1. “Jump, Jive An’ Wail” by The Brian Setzer Orchestra
Unless all of the guests, including myself, are secretly expert swing dancers, this song just will not work. It’s an entertaining enough song to hear once every 10 years or so, but there’s no need for 100-some people to be crowded on a dance floor, frantically attempting swing moves that look more like all limbs are displaying symptoms of Tourette syndrome.
2. “Macarena” by Los Del Rio
Or any line dance, for that matter. That means no“Cha Cha Slide,” no “Electric Slide”…no slide of any sort. And don’t think more “contemporary” organized dance songs will make it on the playlist. If you’re one of my wedding guests, you can stop brushing up on your “Wobble” skills now.
3. “Unchained Melody” by the Righteous Brothers
This is a beautiful song, really. But it’s also primarily associated with the highly sensual pottery scene in “Ghost,” and I guarantee if it plays at the wedding, that’s where nearly everyone’s mind will go. Awkward. And, while we’re on the topic of great songs from sexy Patrick Swayze scenes, let’s ban “These Arms of Mine” by Otis Redding as well.
4. “Amazed” by Lonestar
We’re talking about a wedding, not a high school dance, so … no.
5. “Celebration” by Kool & The Gang
Ugh, we get it, our wedding is something to celebrate. We don’t need a terribly cliché song to tell us as much.
6. “I Gotta Feeling” by The Black Eyed Peas
Why, oh why, has this become the anthem for any sort of night out ever? I don’t care if Fergie and friends think my wedding is going to be a good night. I know it’s going to be a good night, and their insanely overplayed song will only take away from that.
7. “Love Shack” by the B-52s
I don’t totally hate “Love Shack,” and I can stand listening it to it from time to time, but … meh. Aside from the fact that it is just so typical to play at a wedding, it’s ridiculously repetitive. There’s only so long I can bounce around to that beat; I’d say 30 seconds is my cutoff.
8. “We Are Family” by Sister Sledge
Why?
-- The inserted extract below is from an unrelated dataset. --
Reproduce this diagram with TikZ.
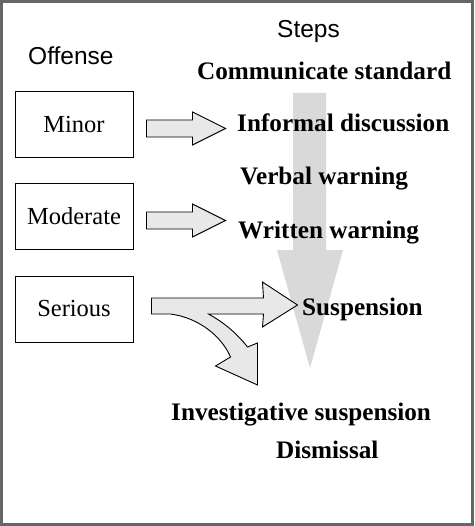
\documentclass[tikz,border=0pt]{standalone}
\usepackage{fontspec}
\setmainfont{Liberation Serif}
\setsansfont{Liberation Sans}
\usetikzlibrary{positioning, calc}

\begin{document}
\begin{tikzpicture}[x=1pt, y=-1pt,
    offbox/.style={draw, line width=1pt, minimum width=118pt, minimum height=66pt, font=\fontsize{24.5}{28}\selectfont},
    steptext/.style={anchor=base west, inner sep=0pt, font=\fontsize{25.2}{28}\selectfont\bfseries},
    heading/.style={anchor=base west, inner sep=0pt, font=\fontsize{24.5}{28}\selectfont\sffamily},
    blockarrow/.style={draw, fill=gray!18, line width=0.9pt, line join=miter}]
\useasboundingbox (0,0) rectangle (474,526);

    % Frame
    \draw[line width=3pt, black!60] (1.5,1.5) rectangle (472.5,524.5);

    % Escalation arrow (background)
    \fill[gray!30] (293,93) -- (326,93) -- (326,250) -- (343,250) -- (310,368) -- (277,250) -- (293,250) -- cycle;

    % Headings
    \node[heading] (steps) at (277,38) {Steps};
    \node[heading] (offense) at (28,65) {Offense};

    % Offense boxes
    \foreach \name/\txt/\y in {minor/Minor/125, moderate/Moderate/216.5, serious/Serious/309} {
        \node[offbox] (\name) at (74,\y) {\txt};
    }

    % Steps
    \foreach \name/\txt/\x/\y in {comm/Communicate standard/197/80, informal/Informal discussion/237/132,
        verbal/Verbal warning/240/185, written/Written warning/238/238, susp/Suspension/302/315,
        invest/Investigative suspension/171/420, dismissal/Dismissal/276/458} {
        \node[steptext] (\name) at (\x,\y) {\txt};
    }

    % Straight block arrows
    \foreach \src/\dy in {minor/3.5, moderate/4} {
        \draw[blockarrow] ($(\src.east)+(13,\dy)$) ++(0,-8.5) -- ++(46,0) -- ++(0,-8) -- ++(33,16.5)
            -- ++(-33,16.5) -- ++(0,-8) -- ++(-46,0) -- cycle;
    }

    % Split arrow from serious
    \begin{scope}[shift={(serious.east)}]
        \draw[blockarrow] (18,-11) -- (130,-11) -- (129,-27) -- (164,-4) -- (129,18) -- (130,5) -- (75,5)
            .. controls (95,16) and (107,29) .. (114,38) -- (124,34) -- (124,76) -- (82,57) -- (97,48)
            .. controls (89,29) and (67,9) .. (37,5) -- (18,5) -- cycle;
    \end{scope}
\end{tikzpicture}
\end{document}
Just … why?
9. “Get Low” by Lil Jon & The East Side Boyz
I’m open-minded, but I can’t deal with the lyrics “sweat drop down my balls” playing at my wedding. The same goes for any of the other inappropriate club songs we used to dance (terribly) to in college. These are not for a mixed crowd, people.
10. “Single Ladies” by Beyonce
I know what some of you are thinking: “How dare she ban a song by the great Queen Bey?” I love Beyonce as much as the next girl, and I don’t hate “Single Ladies.” It tends to be a popular choice for the bouquet toss at weddings. But, my God, if you’re lined up for the bouquet toss, you know you’re single; you don’t need Bey to tell you. I simply won’t subject my female guests to an overplayed, terribly cliché song.
11. “Gonna Make You Sweat (Everybody Dance Now)” by C & C Music Factory
Jock Jams tracks and my wedding are mutually exclusive.